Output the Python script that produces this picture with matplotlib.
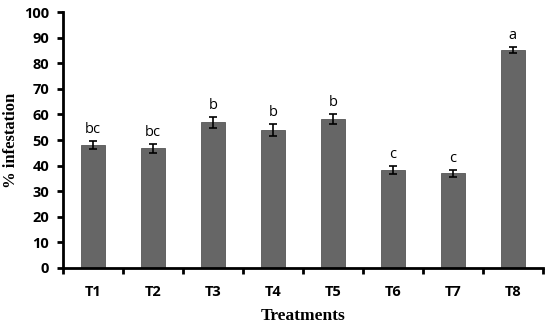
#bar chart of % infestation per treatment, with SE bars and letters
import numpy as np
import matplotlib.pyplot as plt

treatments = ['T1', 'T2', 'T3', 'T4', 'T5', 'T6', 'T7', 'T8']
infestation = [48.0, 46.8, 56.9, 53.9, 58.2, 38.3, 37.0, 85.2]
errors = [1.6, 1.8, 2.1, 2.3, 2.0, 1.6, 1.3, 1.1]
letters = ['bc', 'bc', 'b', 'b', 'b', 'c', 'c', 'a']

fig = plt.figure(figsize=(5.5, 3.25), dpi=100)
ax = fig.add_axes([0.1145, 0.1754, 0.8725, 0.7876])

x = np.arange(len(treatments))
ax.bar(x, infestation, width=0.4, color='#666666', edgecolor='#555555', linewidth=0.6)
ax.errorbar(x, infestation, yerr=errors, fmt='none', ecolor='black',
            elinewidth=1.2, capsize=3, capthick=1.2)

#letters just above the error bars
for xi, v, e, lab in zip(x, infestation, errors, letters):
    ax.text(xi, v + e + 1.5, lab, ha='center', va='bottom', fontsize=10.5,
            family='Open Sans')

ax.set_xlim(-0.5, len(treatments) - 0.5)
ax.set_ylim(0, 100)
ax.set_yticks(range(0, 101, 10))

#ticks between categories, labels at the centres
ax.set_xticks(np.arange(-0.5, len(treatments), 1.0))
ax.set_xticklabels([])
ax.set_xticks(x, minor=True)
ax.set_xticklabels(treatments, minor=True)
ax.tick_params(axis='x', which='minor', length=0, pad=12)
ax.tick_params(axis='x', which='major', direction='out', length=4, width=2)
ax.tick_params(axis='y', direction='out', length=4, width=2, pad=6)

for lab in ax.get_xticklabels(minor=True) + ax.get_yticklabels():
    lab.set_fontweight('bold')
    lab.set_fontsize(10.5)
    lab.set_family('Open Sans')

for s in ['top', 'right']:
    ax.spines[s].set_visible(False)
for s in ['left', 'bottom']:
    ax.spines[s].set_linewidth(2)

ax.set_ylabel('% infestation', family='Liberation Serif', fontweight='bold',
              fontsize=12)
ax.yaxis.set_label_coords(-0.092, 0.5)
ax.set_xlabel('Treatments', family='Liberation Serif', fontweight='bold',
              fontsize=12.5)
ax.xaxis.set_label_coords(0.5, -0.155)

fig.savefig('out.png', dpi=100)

◆ ◆ ◆ ◆

# EXERCISE DETAILS
Leave the pictures out and copy the rest of the data exactly.

# RESPONSE TO THIS EXERCISE
Output the Python script that produces this picture with matplotlib.
#bar chart of % infestation per treatment, with SE bars and letters
import numpy as np
import matplotlib.pyplot as plt

treatments = ['T1', 'T2', 'T3', 'T4', 'T5', 'T6', 'T7', 'T8']
infestation = [48.0, 46.8, 56.9, 53.9, 58.2, 38.3, 37.0, 85.2]
errors = [1.6, 1.8, 2.1, 2.3, 2.0, 1.6, 1.3, 1.1]
letters = ['bc', 'bc', 'b', 'b', 'b', 'c', 'c', 'a']

fig = plt.figure(figsize=(5.5, 3.25), dpi=100)
ax = fig.add_axes([0.1145, 0.1754, 0.8725, 0.7876])

x = np.arange(len(treatments))
ax.bar(x, infestation, width=0.4, color='#666666', edgecolor='#555555', linewidth=0.6)
ax.errorbar(x, infestation, yerr=errors, fmt='none', ecolor='black',
            elinewidth=1.2, capsize=3, capthick=1.2)

#letters just above the error bars
for xi, v, e, lab in zip(x, infestation, errors, letters):
    ax.text(xi, v + e + 1.5, lab, ha='center', va='bottom', fontsize=10.5,
            family='Open Sans')

ax.set_xlim(-0.5, len(treatments) - 0.5)
ax.set_ylim(0, 100)
ax.set_yticks(range(0, 101, 10))

#ticks between categories, labels at the centres
ax.set_xticks(np.arange(-0.5, len(treatments), 1.0))
ax.set_xticklabels([])
ax.set_xticks(x, minor=True)
ax.set_xticklabels(treatments, minor=True)
ax.tick_params(axis='x', which='minor', length=0, pad=12)
ax.tick_params(axis='x', which='major', direction='out', length=4, width=2)
ax.tick_params(axis='y', direction='out', length=4, width=2, pad=6)

for lab in ax.get_xticklabels(minor=True) + ax.get_yticklabels():
    lab.set_fontweight('bold')
    lab.set_fontsize(10.5)
    lab.set_family('Open Sans')

for s in ['top', 'right']:
    ax.spines[s].set_visible(False)
for s in ['left', 'bottom']:
    ax.spines[s].set_linewidth(2)

ax.set_ylabel('% infestation', family='Liberation Serif', fontweight='bold',
              fontsize=12)
ax.yaxis.set_label_coords(-0.092, 0.5)
ax.set_xlabel('Treatments', family='Liberation Serif', fontweight='bold',
              fontsize=12.5)
ax.xaxis.set_label_coords(0.5, -0.155)

fig.savefig('out.png', dpi=100)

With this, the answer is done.